_Your task_
Determine how many lines in the data below contain "this" and write only that number.

┌─ Provided data

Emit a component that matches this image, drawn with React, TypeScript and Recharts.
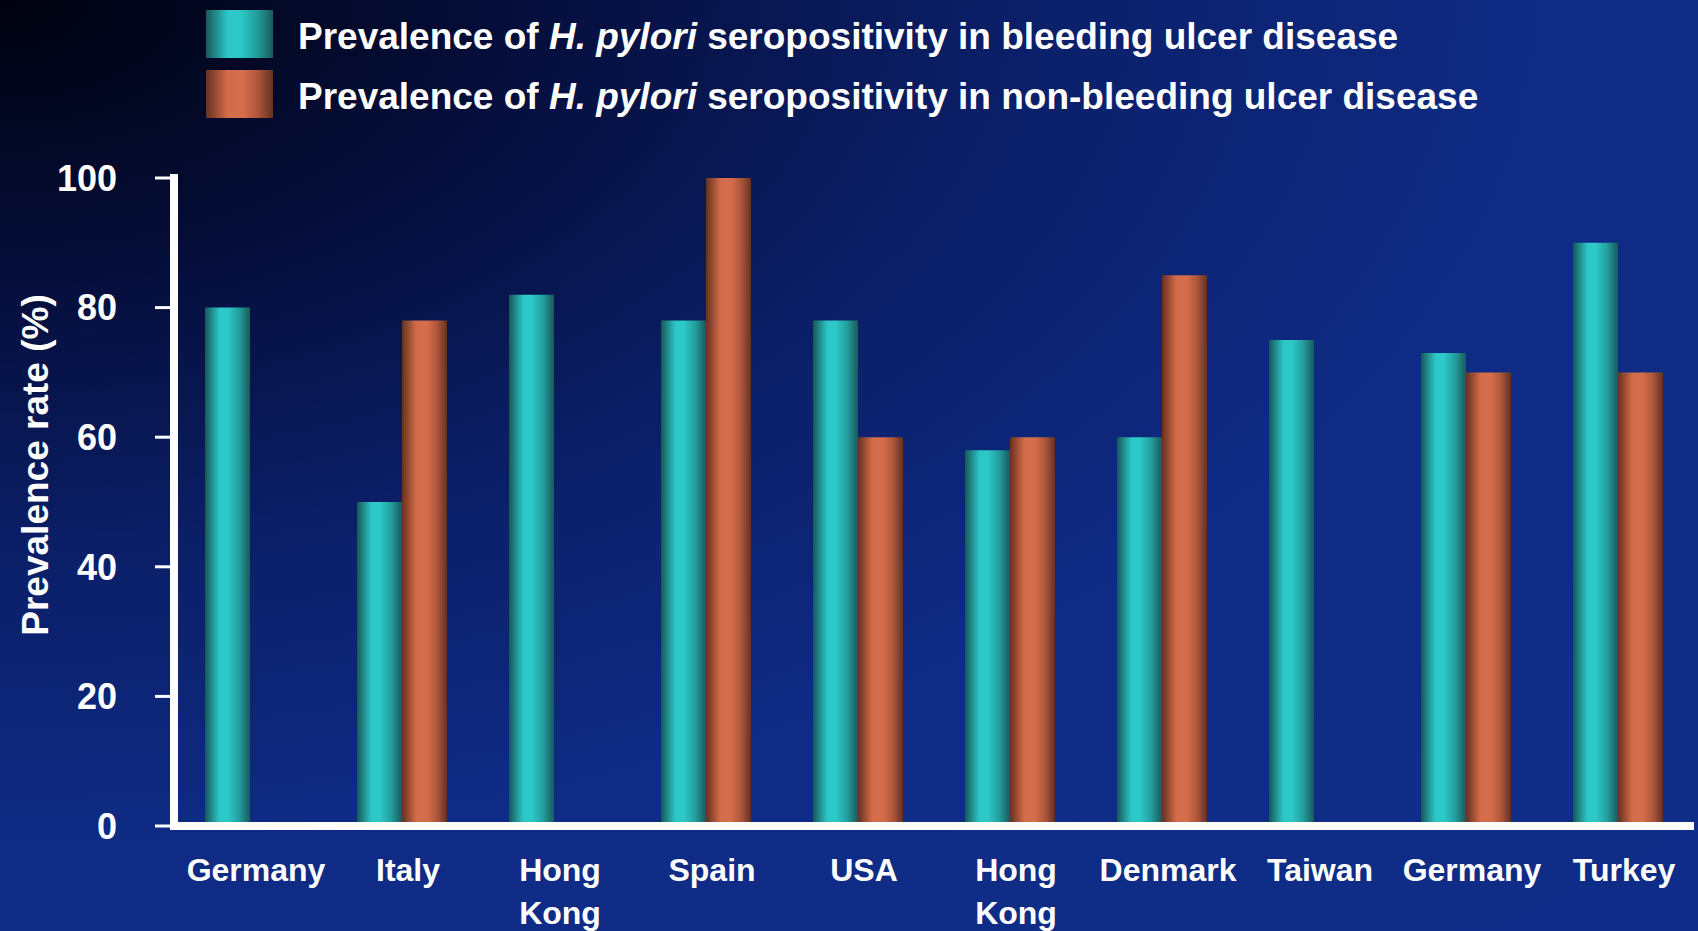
import { Bar, BarChart, XAxis, YAxis } from 'recharts';

const countries = ['Germany', 'Italy', 'Hong Kong', 'Spain', 'USA', 'Hong Kong', 'Denmark', 'Taiwan', 'Germany', 'Turkey'];
const bleeding = [80, 50, 82, 78, 78, 58, 60, 75, 73, 90];
const nonBleeding = [null, 78, null, 100, 60, 60, 85, null, 70, 70];
const yTicks = [0, 20, 40, 60, 80, 100];

const bleedingName = 'bleeding ulcer disease';
const nonBleedingName = 'non-bleeding ulcer disease';

const data = countries.map((country, i) => ({
  country,
  bleeding: bleeding[i],
  nonBleeding: nonBleeding[i],
}));

const FONT = '"Liberation Sans", Arial, sans-serif';

function CountryTick({ x, y, payload }: any) {
  const lines = String(payload.value).split(' ');
  return (
    <g transform={`translate(${x + 6},${y})`}>
      {lines.map((line, i) => (
        <text
          key={i}
          x={0}
          y={i * 43}
          dy={47}
          textAnchor="middle"
          fill="#fff"
          fontFamily={FONT}
          fontWeight="bold"
          fontSize={32}
        >
          {line}
        </text>
      ))}
    </g>
  );
}

function AxisTitle({ viewBox }: any) {
  const cx = viewBox.x + 35;
  const cy = viewBox.y + viewBox.height / 2 - 37;
  return (
    <text
      x={cx}
      y={cy}
      transform={`rotate(-90 ${cx} ${cy})`}
      textAnchor="middle"
      dominantBaseline="central"
      fill="#fff"
      fontFamily={FONT}
      fontWeight="bold"
      fontSize={37}
    >
      Prevalence rate (%)
    </text>
  );
}

function LegendRow({ top, swatch, label }: { top: number; swatch: string; label: string }) {
  return (
    <div style={{ position: 'absolute', left: 206, top, display: 'flex', alignItems: 'center' }}>
      <div style={{ width: 67, height: 48, background: swatch }} />
      <span
        style={{
          marginLeft: 25,
          position: 'relative',
          top: 3,
          color: '#fff',
          fontFamily: FONT,
          fontWeight: 'bold',
          fontSize: 37,
          whiteSpace: 'nowrap',
        }}
      >
        Prevalence of <i>H. pylori</i> seropositivity in {label}
      </span>
    </div>
  );
}

const tealCss = 'linear-gradient(to right, #185758 0%, #2cc6c6 32%, #2ec9c9 50%, #23a0a0 75%, #1a5a5b 100%)';
const orangeCss = 'linear-gradient(to right, #663120 0%, #d26c4a 32%, #d56e4b 55%, #ad563a 78%, #653120 100%)';

export default function App() {
  return (
    <div
      style={{
        position: 'relative',
        width: 1698,
        height: 931,
        background:
          'radial-gradient(ellipse at 0% 0%, #00020e 0%, #050d38 20%, #0b1f68 42%, #0f2b85 65%, #0f2d88 100%)',
      }}
    >
      <style>{'body{margin:0}'}</style>
      <BarChart width={1698} height={931} data={data} margin={{ top: 178, right: 4, bottom: 0, left: 0 }} barGap={0} barSize={45}>
        <defs>
          <linearGradient id="tealBar" x1="0" y1="0" x2="1" y2="0">
            <stop offset="0%" stopColor="#185758" />
            <stop offset="32%" stopColor="#2cc6c6" />
            <stop offset="50%" stopColor="#2ec9c9" />
            <stop offset="75%" stopColor="#23a0a0" />
            <stop offset="100%" stopColor="#1a5a5b" />
          </linearGradient>
          <linearGradient id="orangeBar" x1="0" y1="0" x2="1" y2="0">
            <stop offset="0%" stopColor="#663120" />
            <stop offset="32%" stopColor="#d26c4a" />
            <stop offset="55%" stopColor="#d56e4b" />
            <stop offset="78%" stopColor="#ad563a" />
            <stop offset="100%" stopColor="#653120" />
          </linearGradient>
        </defs>
        <XAxis
          dataKey="country"
          height={105}
          tickLine={false}
          axisLine={{ stroke: '#fff', strokeWidth: 8 }}
          tick={<CountryTick />}
          interval={0}
        />
        <YAxis
          width={174}
          domain={[0, 100]}
          ticks={yTicks}
          tickSize={19}
          tickMargin={38}
          axisLine={{ stroke: '#fff', strokeWidth: 8, strokeLinecap: 'square' }}
          tickLine={{ stroke: '#fff', strokeWidth: 3 }}
          tick={{ fill: '#fff', fontFamily: FONT, fontWeight: 'bold', fontSize: 36 }}
          label={<AxisTitle />}
        />
        <Bar dataKey="bleeding" name={bleedingName} fill="url(#tealBar)" isAnimationActive={false} />
        <Bar dataKey="nonBleeding" name={nonBleedingName} fill="url(#orangeBar)" isAnimationActive={false} />
      </BarChart>
      <LegendRow top={10} swatch={tealCss} label={bleedingName} />
      <LegendRow top={70} swatch={orangeCss} label={nonBleedingName} />
    </div>
  );
}
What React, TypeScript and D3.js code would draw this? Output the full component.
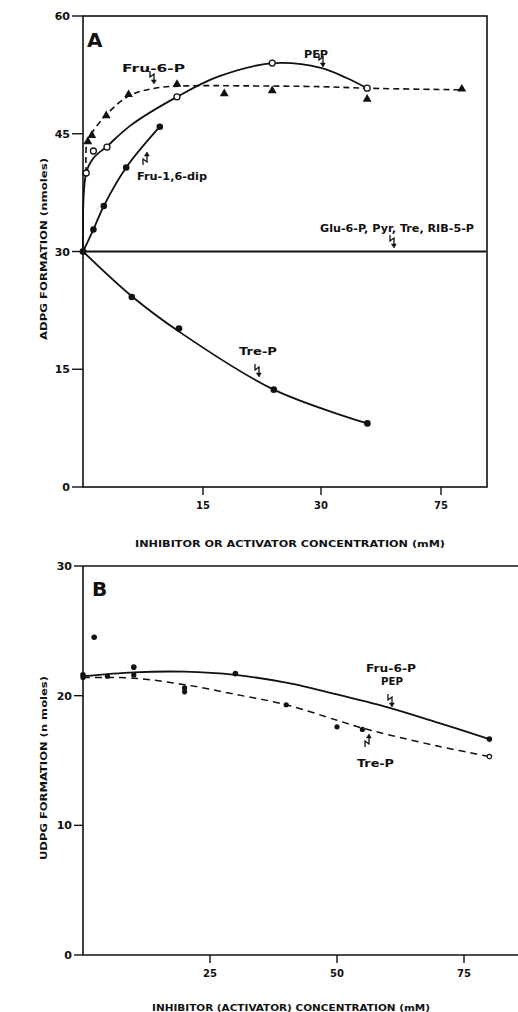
import React from "react";
import * as d3 from "d3";

// ---------- Panel A: ADPG formation ----------
const aTickX = [15, 30, 75];
const aTickY = [0, 15, 30, 45, 60];

// measured points
const aFru6P = [
  [0.6, 44.0], [1.1, 44.8], [2.9, 47.3], [5.7, 50.0], [11.75, 51.3],
  [17.7, 50.1], [23.8, 50.5], [47.3, 49.4], [82.8, 50.7],
];
const aPEP = [
  [0.4, 40.0], [1.3, 42.8], [3.0, 43.3], [11.75, 49.7], [23.8, 54.0], [47.3, 50.8],
];
const aFru16 = [
  [0, 30], [1.3, 32.8], [2.6, 35.8], [5.4, 40.7], [9.6, 45.9],
];
const aTreP = [
  [0, 30], [6.1, 24.2], [12.0, 20.2], [24.0, 12.4], [47.4, 8.1],
];

// fitted curves
const aFru6PFit = [
  [0.4, 40], [0.5, 44], [1.1, 45.1], [2.9, 47.4], [5.7, 49.8], [9, 50.8],
  [13, 51.1], [20, 51.1], [30, 51.0], [47.3, 50.8], [82.8, 50.6],
];
const aPEPFit = [
  [0, 30], [0.4, 40], [1.3, 41.9], [3, 43.4], [6, 46.1], [11.75, 49.7],
  [17, 52.3], [24, 54.0], [30, 53.4], [39.6, 52.1], [47.3, 50.8],
];
const aFru16Fit = aFru16;
const aTrePFit = [
  [0, 30], [6.1, 24.3], [12, 19.8], [24, 12.4], [47.4, 8.1],
];
const aControl = [[0, 30], [92, 30]];

// ---------- Panel B: UDPG formation ----------
const bTickX = [25, 50, 75];
const bTickY = [0, 10, 20, 30];

const bSolidPts = [
  [0, 21.6], [2.2, 24.5], [10, 22.2], [30, 21.7], [80, 16.65],
];
const bDashedPts = [
  [0, 21.4], [4.8, 21.5], [10, 21.6], [20, 20.6], [20, 20.3],
  [40, 19.3], [50, 17.6], [55, 17.4],
];
const bDashedEnd = [[80, 15.3]];

const bSolidFit = [
  [0, 21.5], [10, 21.8], [20, 21.85], [30, 21.6], [40, 21.0], [50, 20.1],
  [60, 19.1], [70, 17.9], [80, 16.65],
];
const bDashedFit = [
  [0, 21.4], [10, 21.35], [20, 20.85], [30, 20.1], [40, 19.3], [50, 18.1],
  [55, 17.5], [60, 17.0], [70, 16.1], [80, 15.3],
];

const FONT = "'DejaVu Sans', 'Liberation Sans', sans-serif";
const INK = "#111";

function Squiggle({ x, y, up = false }: { x: number; y: number; up?: boolean }) {
  // small lightning-style pointer; (x, y) is the arrow tip
  const s = up ? -1 : 1;
  const p = `M${x - 3},${y - 13 * s} L${x - 3},${y - 7 * s} L${x + 1},${y - 10 * s} L${x + 1},${y - 2 * s}`;
  const head = `M${x - 1.6},${y - 4 * s} L${x + 1},${y} L${x + 3.2},${y - 4 * s} Z`;
  return (
    <g>
      <path d={p} fill="none" stroke={INK} strokeWidth={1.3} />
      <path d={head} fill={INK} stroke={INK} strokeWidth={0.6} />
    </g>
  );
}

function Label({ x, y, w, text, size = 11 }: { x: number; y: number; w: number; text: string; size?: number }) {
  return (
    <text x={x} y={y} fontSize={size} fontWeight="bold" fontFamily={FONT} fill={INK}
      textLength={w} lengthAdjust="spacingAndGlyphs">{text}</text>
  );
}

export default function App() {
  // Panel A scales (axis is broken after 30: tick "75" sits one step further)
  const xA = d3.scaleLinear().domain([0, 15, 30, 75]).range([83, 203, 321, 441]);
  const yA = d3.scaleLinear().domain([0, 60]).range([487, 16]);
  const lineA = (curve: d3.CurveFactory) =>
    d3.line<number[]>().x((d) => xA(d[0])).y((d) => yA(d[1])).curve(curve);
  const smooth = d3.curveCatmullRom.alpha(0.5);

  // Panel B scales
  const xB = d3.scaleLinear().domain([0, 75]).range([83, 464]);
  const yB = d3.scaleLinear().domain([0, 30]).range([955, 566]);
  const lineB = d3.line<number[]>().x((d) => xB(d[0])).y((d) => yB(d[1])).curve(smooth);

  const tri = d3.symbol().type(d3.symbolTriangle).size(34)();

  return (
    <svg width={518} height={1012} style={{ position: "absolute", left: 0, top: 0, background: "#fff" }}>
      {/* ---------- Panel A ---------- */}
      <rect x={83} y={16} width={404} height={471} fill="none" stroke={INK} strokeWidth={1.6} />
      {aTickY.map((v) => (
        <g key={"ay" + v}>
          <line x1={72} x2={83} y1={yA(v)} y2={yA(v)} stroke={INK} strokeWidth={1.4} />
          <text x={70} y={yA(v) + 4} textAnchor="end" fontSize={11} fontWeight="bold" fontFamily={FONT} fill={INK}>{v}</text>
        </g>
      ))}
      {aTickX.map((v) => (
        <g key={"ax" + v}>
          <line x1={xA(v)} x2={xA(v)} y1={487} y2={495} stroke={INK} strokeWidth={1.4} />
          <text x={xA(v)} y={509} textAnchor="middle" fontSize={10} fontWeight="bold" fontFamily={FONT} fill={INK}>{v}</text>
        </g>
      ))}
      <text x={290} y={547} textAnchor="middle" fontSize={9} fontWeight="bold" fontFamily={FONT} fill={INK}
        textLength={310} lengthAdjust="spacingAndGlyphs">INHIBITOR OR ACTIVATOR CONCENTRATION (mM)</text>
      <text transform="translate(47,249) rotate(-90)" textAnchor="middle" fontSize={9} fontWeight="bold" fontFamily={FONT} fill={INK}
        textLength={182} lengthAdjust="spacingAndGlyphs">ADPG FORMATION  (nmoles)</text>
      <text x={87} y={47} fontSize={20} fontWeight="bold" fontFamily={FONT} fill={INK}>A</text>

      <path d={lineA(d3.curveLinear)(aControl) || ""} fill="none" stroke={INK} strokeWidth={1.8} />
      <path d={lineA(smooth)(aFru6PFit) || ""} fill="none" stroke={INK} strokeWidth={1.6} strokeDasharray="6,4" />
      <path d={lineA(smooth)(aPEPFit) || ""} fill="none" stroke={INK} strokeWidth={1.8} />
      <path d={lineA(smooth)(aFru16Fit) || ""} fill="none" stroke={INK} strokeWidth={1.8} />
      <path d={lineA(smooth)(aTrePFit) || ""} fill="none" stroke={INK} strokeWidth={1.8} />

      {aFru6P.map((d, i) => (
        <path key={"t" + i} d={tri || ""} transform={`translate(${xA(d[0])},${yA(d[1])})`} fill={INK} />
      ))}
      {aPEP.map((d, i) => (
        <circle key={"o" + i} cx={xA(d[0])} cy={yA(d[1])} r={3} fill="#fff" stroke={INK} strokeWidth={1.3} />
      ))}
      {aFru16.map((d, i) => (
        <circle key={"f" + i} cx={xA(d[0])} cy={yA(d[1])} r={3.3} fill={INK} />
      ))}
      {aTreP.map((d, i) => (
        <circle key={"r" + i} cx={xA(d[0])} cy={yA(d[1])} r={3.3} fill={INK} />
      ))}

      <Label x={122} y={72} w={63} text="Fru-6-P" />
      <Squiggle x={153} y={84} />
      <Label x={304} y={57.5} w={24} text="PEP" />
      <Squiggle x={322} y={67} />
      <Label x={137} y={180} w={70} text="Fru-1,6-dip" />
      <Squiggle x={146} y={152} up />
      <Label x={320} y={232} w={154} text="Glu-6-P, Pyr, Tre, RIB-5-P" />
      <Squiggle x={393} y={248} />
      <Label x={239} y={355} w={38} text="Tre-P" />
      <Squiggle x={258} y={377} />

      {/* ---------- Panel B ---------- */}
      <line x1={83} x2={518} y1={566} y2={566} stroke={INK} strokeWidth={1.6} />
      <line x1={83} x2={83} y1={566} y2={955} stroke={INK} strokeWidth={1.6} />
      <line x1={83} x2={518} y1={955} y2={955} stroke={INK} strokeWidth={1.6} />
      {bTickY.map((v) => (
        <g key={"by" + v}>
          <line x1={74} x2={83} y1={yB(v)} y2={yB(v)} stroke={INK} strokeWidth={1.4} />
          <text x={72} y={yB(v) + 4} textAnchor="end" fontSize={11} fontWeight="bold" fontFamily={FONT} fill={INK}>{v}</text>
        </g>
      ))}
      {bTickX.map((v) => (
        <g key={"bx" + v}>
          <line x1={xB(v)} x2={xB(v)} y1={955} y2={963} stroke={INK} strokeWidth={1.4} />
          <text x={xB(v)} y={977} textAnchor="middle" fontSize={10} fontWeight="bold" fontFamily={FONT} fill={INK}>{v}</text>
        </g>
      ))}
      <text x={291} y={1011} textAnchor="middle" fontSize={9} fontWeight="bold" fontFamily={FONT} fill={INK}
        textLength={278} lengthAdjust="spacingAndGlyphs">INHIBITOR (ACTIVATOR) CONCENTRATION (mM)</text>
      <text transform="translate(47,768) rotate(-90)" textAnchor="middle" fontSize={9} fontWeight="bold" fontFamily={FONT} fill={INK}
        textLength={184} lengthAdjust="spacingAndGlyphs">UDPG FORMATION  (n moles)</text>
      <text x={92} y={596} fontSize={20} fontWeight="bold" fontFamily={FONT} fill={INK}>B</text>

      <path d={lineB(bSolidFit) || ""} fill="none" stroke={INK} strokeWidth={1.8} />
      <path d={lineB(bDashedFit) || ""} fill="none" stroke={INK} strokeWidth={1.5} strokeDasharray="7,5" />
      {bSolidPts.map((d, i) => (
        <circle key={"bs" + i} cx={xB(d[0])} cy={yB(d[1])} r={2.8} fill={INK} />
      ))}
      {bDashedPts.map((d, i) => (
        <circle key={"bd" + i} cx={xB(d[0])} cy={yB(d[1])} r={2.6} fill={INK} />
      ))}
      {bDashedEnd.map((d, i) => (
        <circle key={"be" + i} cx={xB(d[0])} cy={yB(d[1])} r={2.2} fill="#fff" stroke={INK} strokeWidth={1.2} />
      ))}

      <Label x={366} y={672} w={50} text="Fru-6-P" size={10} />
      <Label x={381} y={685} w={22} text="PEP" size={10} />
      <Squiggle x={391} y={707} />
      <Label x={357} y={767} w={37} text="Tre-P" size={10} />
      <Squiggle x={368} y={734} up />
    </svg>
  );
}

└─

_Correct result_
2